Whatever your circumstance, I think it’s important to look at your own income and expenses, and think of a realistic breakdown that fits with your situation. The point is, figure out what works for you, whether that is the 50-30-20 rule or something else.
the best way to budget
While there are a lot of ways out there to budget, I’m going to focus on the basic old-school budgeting worksheet. I’m definitely an old-fashioned pen and paper kind of a person, so I love being able to see everything in front of me and magnet it to my fridge to see everyday when I’m making breakfast.
I love budgeting sheets because they are so personal, and give you an opportunity to really evaluate your unique situation and come up with a plan that works for you. A budgeting sheet gives you a place to list your income and expenses. It breaks down your expenses into an itemized list and identifies all of the possible ways you may be spending your money. Fill out the form below to download my budgeting worksheet!
Your job is just to fill it out with the most cost-efficient scenarios. What I mean by this, is don’t create your budget based on your spending habits, create it based on your needs. For example, if you are spending $200 a month on new clothes right now, don’t just write down that number right away. Take a minute to think about how much of that is actually necessary. After all, the whole point of creating this budget is to try and decrease your expenses and increase your savings. If you decide to write down $100, hold yourself to it.
I’ve seen people who have said that the goal is for your income minus your expenses to be 0. I don’t know if I agree with that, because that means living paycheck to paycheck… that sounds stressful. I think you should set your own savings goal based on your situation, but it should definitely be more than zero. You don’t wanna be part of that 44% of Americans who don’t have enough saved up for a $400 emergency. Once you come up with your savings goal, adjust the numbers in your budget to reflect that.
Let’s go back to the example of Sally and Jim- I think a better approach would be for them to look at their monthly income along with their monthly expenses and make a goal based on that.
Using my Monthly Budget Sheet, I created a realistic budget that might reflect Sally and Jim’s monthly income and expenses. After accounting all of their expenses, they can still put away $3,530 in their savings each month.

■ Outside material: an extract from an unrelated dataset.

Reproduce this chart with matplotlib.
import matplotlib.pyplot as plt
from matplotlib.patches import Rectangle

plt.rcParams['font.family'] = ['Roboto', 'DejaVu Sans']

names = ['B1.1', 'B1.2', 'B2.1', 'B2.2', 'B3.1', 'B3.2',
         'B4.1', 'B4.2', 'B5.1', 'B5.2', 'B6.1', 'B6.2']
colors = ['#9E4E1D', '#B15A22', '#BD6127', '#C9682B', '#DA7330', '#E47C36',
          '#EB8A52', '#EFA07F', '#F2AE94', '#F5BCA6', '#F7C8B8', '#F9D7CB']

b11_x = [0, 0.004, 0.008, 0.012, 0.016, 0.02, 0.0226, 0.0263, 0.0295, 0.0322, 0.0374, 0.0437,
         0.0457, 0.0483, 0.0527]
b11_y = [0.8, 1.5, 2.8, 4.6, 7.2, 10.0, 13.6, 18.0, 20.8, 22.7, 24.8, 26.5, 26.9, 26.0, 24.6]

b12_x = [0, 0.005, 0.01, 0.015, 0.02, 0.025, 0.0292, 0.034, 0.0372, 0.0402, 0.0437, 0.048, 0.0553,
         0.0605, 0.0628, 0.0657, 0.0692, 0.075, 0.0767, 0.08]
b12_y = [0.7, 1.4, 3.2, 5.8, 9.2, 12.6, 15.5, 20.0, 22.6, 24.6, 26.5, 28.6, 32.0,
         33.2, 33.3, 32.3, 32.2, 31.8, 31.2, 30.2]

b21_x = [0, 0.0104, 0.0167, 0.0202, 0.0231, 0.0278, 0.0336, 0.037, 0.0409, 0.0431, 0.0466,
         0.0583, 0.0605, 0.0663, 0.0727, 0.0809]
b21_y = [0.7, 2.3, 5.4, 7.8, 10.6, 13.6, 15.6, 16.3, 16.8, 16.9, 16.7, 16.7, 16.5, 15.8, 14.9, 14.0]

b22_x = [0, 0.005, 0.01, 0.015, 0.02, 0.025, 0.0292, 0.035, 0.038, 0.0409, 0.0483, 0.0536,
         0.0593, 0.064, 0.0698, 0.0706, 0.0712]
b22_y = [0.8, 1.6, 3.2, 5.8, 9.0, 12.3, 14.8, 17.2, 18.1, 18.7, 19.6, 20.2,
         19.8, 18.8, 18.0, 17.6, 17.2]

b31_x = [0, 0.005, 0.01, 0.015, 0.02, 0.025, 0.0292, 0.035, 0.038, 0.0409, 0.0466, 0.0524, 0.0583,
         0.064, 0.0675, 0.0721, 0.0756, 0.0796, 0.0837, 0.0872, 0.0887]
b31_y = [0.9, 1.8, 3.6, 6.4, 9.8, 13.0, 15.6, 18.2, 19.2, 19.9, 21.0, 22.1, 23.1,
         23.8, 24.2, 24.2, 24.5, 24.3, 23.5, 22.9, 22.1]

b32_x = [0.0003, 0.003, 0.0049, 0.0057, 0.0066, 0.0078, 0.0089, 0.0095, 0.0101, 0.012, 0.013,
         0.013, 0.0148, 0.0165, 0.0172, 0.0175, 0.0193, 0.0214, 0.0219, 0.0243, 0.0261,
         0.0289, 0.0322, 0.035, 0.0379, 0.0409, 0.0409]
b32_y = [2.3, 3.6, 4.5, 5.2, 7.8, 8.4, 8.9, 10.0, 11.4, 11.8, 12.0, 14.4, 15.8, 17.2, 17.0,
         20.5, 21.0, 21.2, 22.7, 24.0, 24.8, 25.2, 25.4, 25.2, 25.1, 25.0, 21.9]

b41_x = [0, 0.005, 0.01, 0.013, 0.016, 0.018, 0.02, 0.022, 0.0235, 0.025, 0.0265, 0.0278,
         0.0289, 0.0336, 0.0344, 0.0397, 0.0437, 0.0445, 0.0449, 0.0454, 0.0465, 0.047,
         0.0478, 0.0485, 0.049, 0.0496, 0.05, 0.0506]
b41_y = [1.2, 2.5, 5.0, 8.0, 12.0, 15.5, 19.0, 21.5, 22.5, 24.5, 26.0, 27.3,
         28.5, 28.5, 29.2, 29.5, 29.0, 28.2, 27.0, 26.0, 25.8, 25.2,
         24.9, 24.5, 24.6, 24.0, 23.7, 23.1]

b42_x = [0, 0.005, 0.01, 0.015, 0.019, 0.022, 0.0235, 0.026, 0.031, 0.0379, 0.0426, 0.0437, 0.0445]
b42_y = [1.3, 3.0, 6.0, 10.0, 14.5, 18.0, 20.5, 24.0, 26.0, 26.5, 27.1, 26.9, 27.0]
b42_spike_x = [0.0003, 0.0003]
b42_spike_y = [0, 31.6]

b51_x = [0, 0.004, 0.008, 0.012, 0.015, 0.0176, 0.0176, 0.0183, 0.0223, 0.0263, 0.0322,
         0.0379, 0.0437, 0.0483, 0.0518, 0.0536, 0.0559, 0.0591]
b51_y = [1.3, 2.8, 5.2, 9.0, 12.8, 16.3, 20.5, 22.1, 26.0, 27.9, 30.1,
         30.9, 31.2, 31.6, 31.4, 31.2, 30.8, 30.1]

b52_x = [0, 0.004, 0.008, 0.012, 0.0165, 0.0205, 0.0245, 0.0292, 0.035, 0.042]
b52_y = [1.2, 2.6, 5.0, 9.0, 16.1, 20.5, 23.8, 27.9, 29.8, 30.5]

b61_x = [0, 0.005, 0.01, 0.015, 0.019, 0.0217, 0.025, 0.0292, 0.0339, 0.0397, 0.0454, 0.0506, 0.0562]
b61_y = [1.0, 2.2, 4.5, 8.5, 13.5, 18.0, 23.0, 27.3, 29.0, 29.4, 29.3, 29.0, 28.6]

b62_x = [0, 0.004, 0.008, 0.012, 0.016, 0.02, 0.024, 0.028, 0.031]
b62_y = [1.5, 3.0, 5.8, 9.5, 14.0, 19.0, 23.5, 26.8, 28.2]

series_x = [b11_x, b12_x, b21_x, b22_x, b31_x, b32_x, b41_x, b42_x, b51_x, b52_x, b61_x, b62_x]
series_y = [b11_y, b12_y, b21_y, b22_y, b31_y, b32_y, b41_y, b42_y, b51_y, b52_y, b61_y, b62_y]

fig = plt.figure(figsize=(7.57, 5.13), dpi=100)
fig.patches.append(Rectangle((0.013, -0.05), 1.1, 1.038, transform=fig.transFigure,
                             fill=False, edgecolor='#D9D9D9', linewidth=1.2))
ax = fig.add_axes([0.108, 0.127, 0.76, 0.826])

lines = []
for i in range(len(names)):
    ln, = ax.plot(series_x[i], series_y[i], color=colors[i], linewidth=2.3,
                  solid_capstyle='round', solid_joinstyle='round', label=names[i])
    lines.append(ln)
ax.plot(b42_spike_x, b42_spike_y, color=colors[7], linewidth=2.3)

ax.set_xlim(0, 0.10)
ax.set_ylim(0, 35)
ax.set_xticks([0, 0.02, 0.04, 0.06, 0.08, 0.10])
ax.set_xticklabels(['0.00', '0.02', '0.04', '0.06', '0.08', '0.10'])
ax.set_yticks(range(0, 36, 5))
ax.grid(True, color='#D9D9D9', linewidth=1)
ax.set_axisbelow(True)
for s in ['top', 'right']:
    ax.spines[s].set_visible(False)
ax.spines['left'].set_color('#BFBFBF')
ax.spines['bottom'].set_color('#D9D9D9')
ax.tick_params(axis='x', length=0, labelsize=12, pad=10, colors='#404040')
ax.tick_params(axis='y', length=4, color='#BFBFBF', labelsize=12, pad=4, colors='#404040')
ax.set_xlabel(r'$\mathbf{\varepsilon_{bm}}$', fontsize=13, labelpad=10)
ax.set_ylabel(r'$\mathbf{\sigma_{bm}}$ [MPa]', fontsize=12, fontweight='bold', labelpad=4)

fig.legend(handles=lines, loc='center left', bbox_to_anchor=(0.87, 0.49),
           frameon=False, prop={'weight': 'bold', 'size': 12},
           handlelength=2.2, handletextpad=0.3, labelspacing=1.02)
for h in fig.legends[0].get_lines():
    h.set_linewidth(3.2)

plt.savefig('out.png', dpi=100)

Now be sure to keep track of your spending. Creating a budget like this is pretty pointless if you don’t track your expenses to make sure you are staying in-line with it. A great way to do this is just in an excel spreadsheet. They have tons of templates created for this exact purpose. Just go to the excel templates and type in budget! Another great way is finance apps.
using a finance app
If you are a big fan of using apps, this is a seriously great option worth considering. There are tons of apps out there that will help you create and hold to a budget, but my all-time favorite is Mint.
After creating account, you will connect and sync Mint directly to your bank account(s). You will now create a budget within the app, kinda the same way that we did on the sheet above. It gives you a long list of categories and you can determine your budget for each one.

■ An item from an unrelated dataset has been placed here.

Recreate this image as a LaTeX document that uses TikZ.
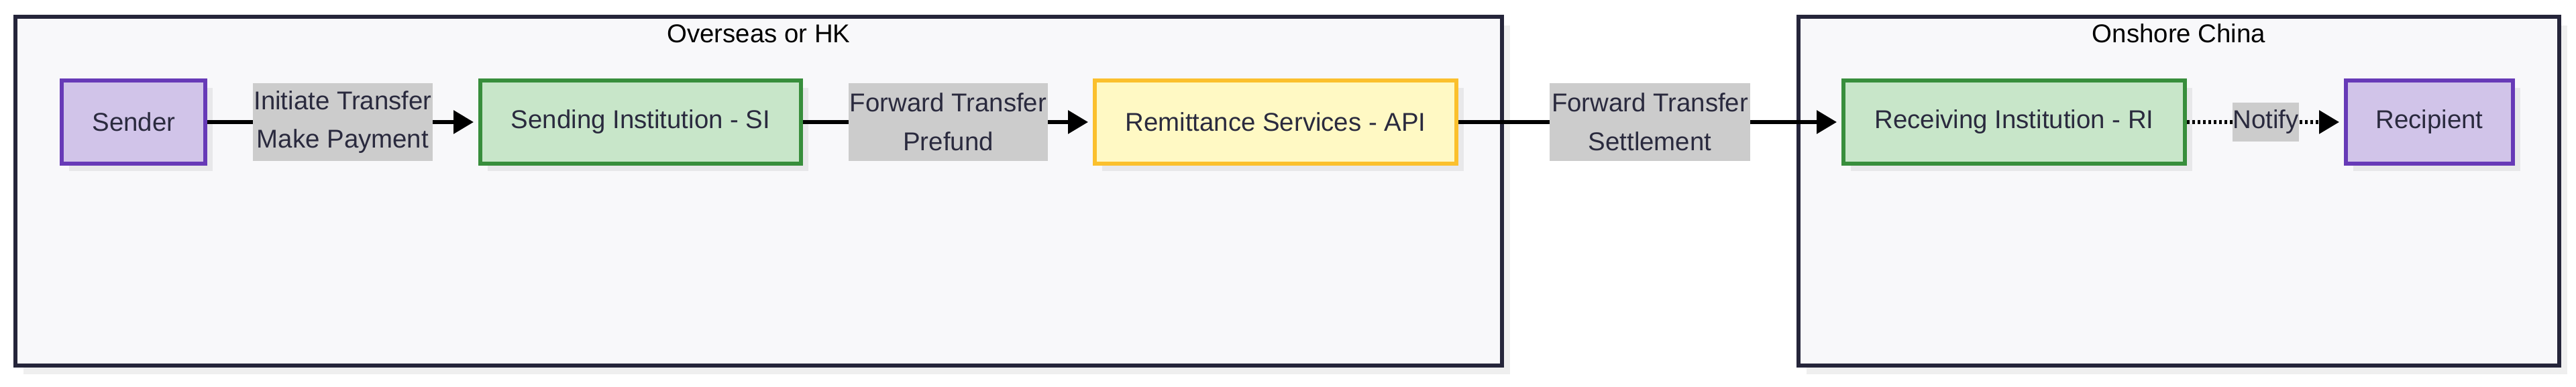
\documentclass[tikz,border=0pt]{standalone}
\usepackage{fontspec}
\setmainfont{Liberation Sans}
\usetikzlibrary{arrows.meta,shadows}
\definecolor{txt}{HTML}{2A2A3E}
\definecolor{clusterfill}{HTML}{F8F8FA}
\definecolor{clusterline}{HTML}{25253A}
\definecolor{clustershadow}{HTML}{EFEFEF}
\definecolor{nodeshadow}{HTML}{E8E8EA}
\definecolor{purplefill}{HTML}{D1C4E9}
\definecolor{purpleline}{HTML}{673AB7}
\definecolor{greenfill}{HTML}{C8E6C9}
\definecolor{greenline}{HTML}{388E3C}
\definecolor{yellowfill}{HTML}{FFF9C4}
\definecolor{yellowline}{HTML}{FBC02D}
\definecolor{lblgray}{HTML}{CCCCCC}
\tikzset{
  box/.style={draw, line width=6pt, minimum height=124pt, inner sep=0pt,
    font=\fontsize{38.4}{46}\selectfont, text=txt,
    general shadow={fill=nodeshadow, shadow xshift=11pt, shadow yshift=-11pt}},
  purplebox/.style={box, fill=purplefill, draw=purpleline},
  greenbox/.style={box, fill=greenfill, draw=greenline},
  yellowbox/.style={box, fill=yellowfill, draw=yellowline},
  lbl/.style={fill=lblgray, inner sep=0pt, align=center,
    font=\fontsize{38.4}{57.6}\selectfont, text=txt},
  flow/.style={line width=6pt, draw=black, -{Triangle[length=30pt,width=34pt]}, shorten >=7pt},
  dotflow/.style={flow, dash pattern=on 4pt off 4pt},
  cluster/.style={draw=clusterline, fill=clusterfill, line width=5.6pt, inner sep=0pt,
    general shadow={fill=clustershadow, shadow xshift=12pt, shadow yshift=-13pt}},
  ctitle/.style={anchor=base, font=\fontsize{38.4}{46}\selectfont, text=black},
}
\begin{document}
\begin{tikzpicture}[x=1pt,y=-1pt]
\useasboundingbox (0,0) rectangle (3840,576);
% clusters
\node (c1) [cluster, minimum width=2216pt, minimum height=520pt] at (1131,285) {};
\node (c2) [cluster, minimum width=1134pt, minimum height=520pt] at (3248,285) {};
\node (t1) [ctitle] at (1131,63) {Overseas or HK};
\node (t2) [ctitle] at (3248,63) {Onshore China};
% nodes
\node (sender) [purplebox, minimum width=214pt] at (199.3,182) {Sender};
\node (si) [greenbox, minimum width=478pt] at (955,182) {Sending Institution - SI};
\node (api) [yellowbox, minimum width=539pt] at (1901.5,182) {Remittance Services - API};
\node (ri) [greenbox, minimum width=509pt] at (3002.5,182) {Receiving Institution - RI};
\node (rec) [purplebox, minimum width=249pt] at (3621.5,182) {Recipient};
% edges
\draw[flow] (sender) -- (si);
\draw[flow] (si) -- (api);
\draw[flow] (api) -- (ri);
\draw[dotflow] (ri) -- (rec);
% labels
\node (l1) [lbl, minimum width=268pt, minimum height=116pt] at (511,182) {Initiate Transfer\\Make Payment};
\node (l2) [lbl, minimum width=297pt, minimum height=116pt] at (1413.5,182) {Forward Transfer\\Prefund};
\node (l3) [lbl, minimum width=299pt, minimum height=116pt] at (2459.5,182) {Forward Transfer\\Settlement};
\node (l4) [lbl, minimum width=99pt, minimum height=58pt] at (3377.5,182) {Notify};
\end{tikzpicture}
\end{document}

That’s it! After you create your budget, Mint will actually track all of your income and expenses for you and let you know if your under or over budget. It automates everything and makes budgeting so so simple. It will show you a chart each month of how much you spent and exactly where that money went. It makes your habits visual, and helps you better grasp how and where you can improve.
If you remember one thing from this post, let it be financial awareness. Budgeting is created to help you plan your finances, keep track of them, and adjust your spending accordingly. With more of a money-mindset, you are sure to get closer to your money goals.